Question

Trigonometric Substitution

Answer 1

\[\int\limits_{}^{}\frac{ x^2 }{ \sqrt{9-x^2} }\]

Answer 2

\[\int\limits_{}^{}\frac{ 9\sin^2(x) }{ 3\cos(x) }\]

Answer 3

Wait thats not right

Answer 4

\[\int\limits_{}^{}\frac{ 9\sin^2(x)3\cos(x) }{ 3\cos(x) }\]

Answer 5

Yup, correct.

Answer 6

Where do I go from here?
\[9\int\limits_{}^{}\sin^2(x)\]
?

Answer 7

Also it may help you to use something other than \(x\), just to indicate that they're different variables.

Do you know how to integrate \(\sin^2 x\)?

Answer 8

rewrite it as (1-cos^2) and split the integral is my first guess

Answer 9

Nah not entirely.

Answer 10

wait that wouldnt work lol

Answer 11

I mean yeah if you know how to integrate \(cos^2 x\) then that's fine.

Answer 12

u-sub?

Answer 13

Nope, just a straight up trig identity.\[\cos(2x) = 1 - 2 \sin^2 x\]

Answer 14

oh yea, double angle.
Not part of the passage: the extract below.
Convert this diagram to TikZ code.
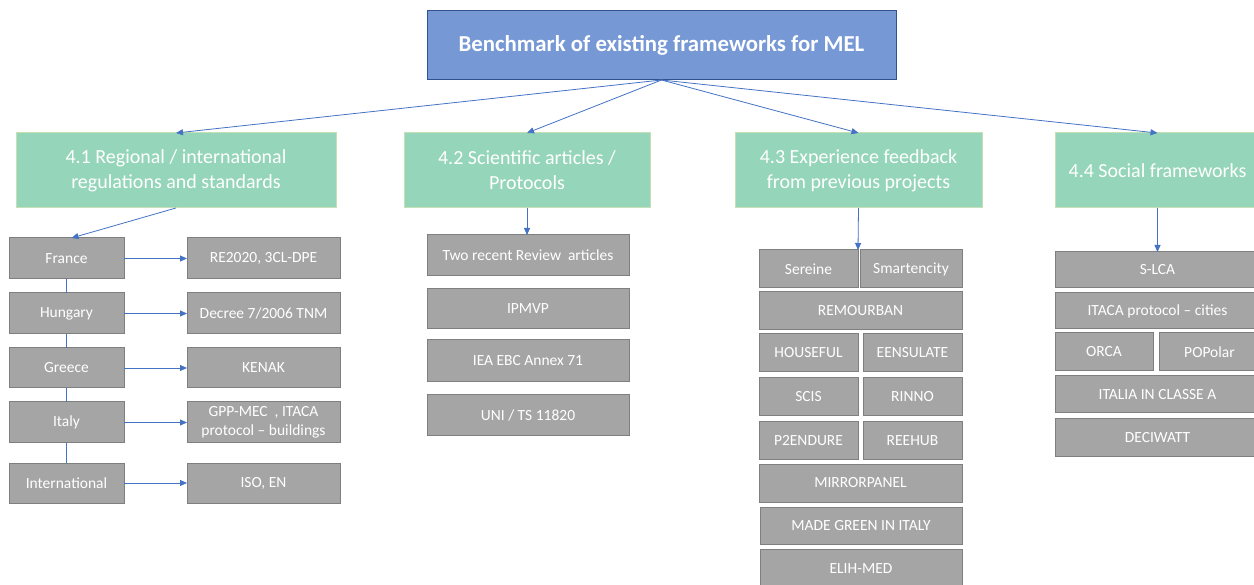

Im a little confused how it helps though

Answer 15

OK, the first thing you do is write \(\sin^2 x\) as the subject of the equation.

Answer 16

yup

Answer 17

What did you come up with?

Answer 18

\[9\int\limits_{}^{}\sin^2(\theta)d \theta\]

Answer 19

Changed x to theta to make things less complicated

Answer 20

Yeah OK, now use that double-angle identity to write \(\sin^2 \theta\) in terms of \(\cos 2 \theta\)

Answer 21

\[\frac{ 9 }{ 2 }\cos(2\theta)=-\frac{ 1 }{ 2 }\]

Did I do that correctly?

Answer 22

I dont think I did, but Im not sure what I did wrong

Answer 23

\[\sin^2\theta \neq \cos(2\Theta)\]

Answer 24

\[\large\rm \sin^2\theta=\frac12(1-\cos2\theta)\]

Answer 25

oh duh, thanks @zepdrix